Giancarlo Mameli (sardista) ha sostituito l'assessore ai Trasporti, Angelo
Carta, di cui è stretto collaboratore. Oltre a stigmatizzare lo
stato miserevole in cui versano le ferrovie sarde e le conseguenze negative
del monopolio Tirrenia per quanto riguarda la navigazione marittima da
e per la Sardegna, Mameli ha chiesto che i sardi abbiano le stesse opportunità
che sono concesse agli altri italiani (in particolare ai siciliani): in
materia di trasporti ma anche in tema di rappresentanza all'Europarlamento,
di fondi europei FAS (fondi per le aree sottosviluppate), di incentivazione
di caratterizzanti produzioni di qualità.

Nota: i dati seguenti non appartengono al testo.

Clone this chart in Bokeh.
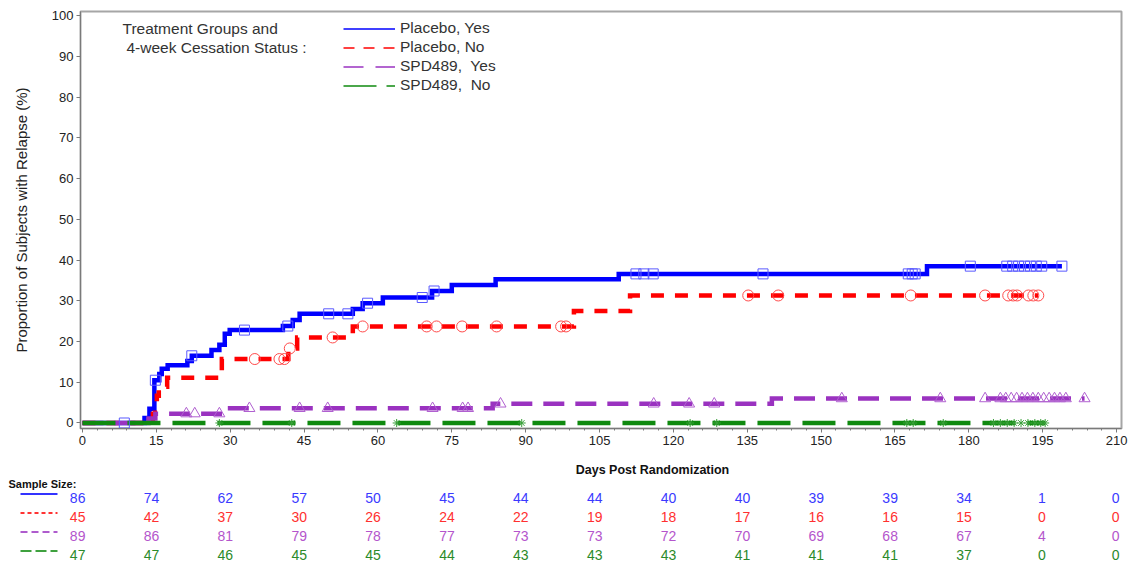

Pietro Pittalis, vice-capogruppo PDL nel Consiglio Regionale Sardo, si
è chiesto: in questi 60 anni abbiamo dato il massimo per utilizzare
le competenze già previste in uno Statuto di autonomia? Non mi
spaventa la parola “indipendentismo” ma cosa sta dietro a
questo concetto? Dieci anni fa ero convinto della opportunità di
ricorrere all'assemblea costituente. Oggi non più: per i costi
e perché alla fine si darebbe vita a una struttura parallela al
Consiglio regionale, che comunque alla fine è l'organismo che deve
approvare il nuovo testo. Basterebbe quindi che l'elaborazione del Consiglio
regionale tenesse conto degli apporti formulati da una Consulta che rappresenti
le istanze della società civile.
Giovanni Colli, segretario nazionale del partito sardo, ha elencato le
possibilità oggi offerte alla Sardegna per riformare il proprio
Statuto e ha dichiarato che la soluzione più adatta è quella
di procedere tramite l'assemblea costituente, eletta con il sistema proporzionale,
la cui azione non può non essere efficace dato che dovrebbe occuparsi
di una cosa sola. La campagna elettorale attraverso la quale verrebbero
eletti i componenti impegnerebbe i candidati a divulgare i temi della
riforma a livello di massa e quindi si creebbero le condizioni per uno
Statuto forte in quanto espressione della volontà popolare. Il
problema in ogni caso non sono né i costi né il ruolo dell'Assemblea
costituente ma il fatto che la nuova Carta Costituzionale dell'isola deve
essere approvata dal Parlamento italiano. Per la Sardegna non c'è
progresso se non c'è possibilità di decidere. Abbiamo fatto
la vertenza sulle entrate (sull'esempio della Sicilia) ma a noi sardi
i soldi non sono mai arrivati.
Tonino Mulas, presidente della FASI (Federazione delle Associazioni Sarde
in Italia),
ha dichiarato che il mondo dell'emigrazione è favorevole allo strumento
assemblea costituente (perché consente il coinvolgimento di quella
parte del popolo sardo che vive fuori dell'isola). Oggi però l'attenzione
deve essere puntata sui contenuti di questo nuovo statuto non solo basato
sui segni dell'identità ma anche sull'individuazione dei modi per
assicurare un futuro di sviluppo economico specifico
(si è riferito alle lotte degli operai rimasti senza lavoro e al
movimento dei pastori i quali devono affrontare seri problemi di sopravvivenza
professionale) che sia diverso dal “deserto”.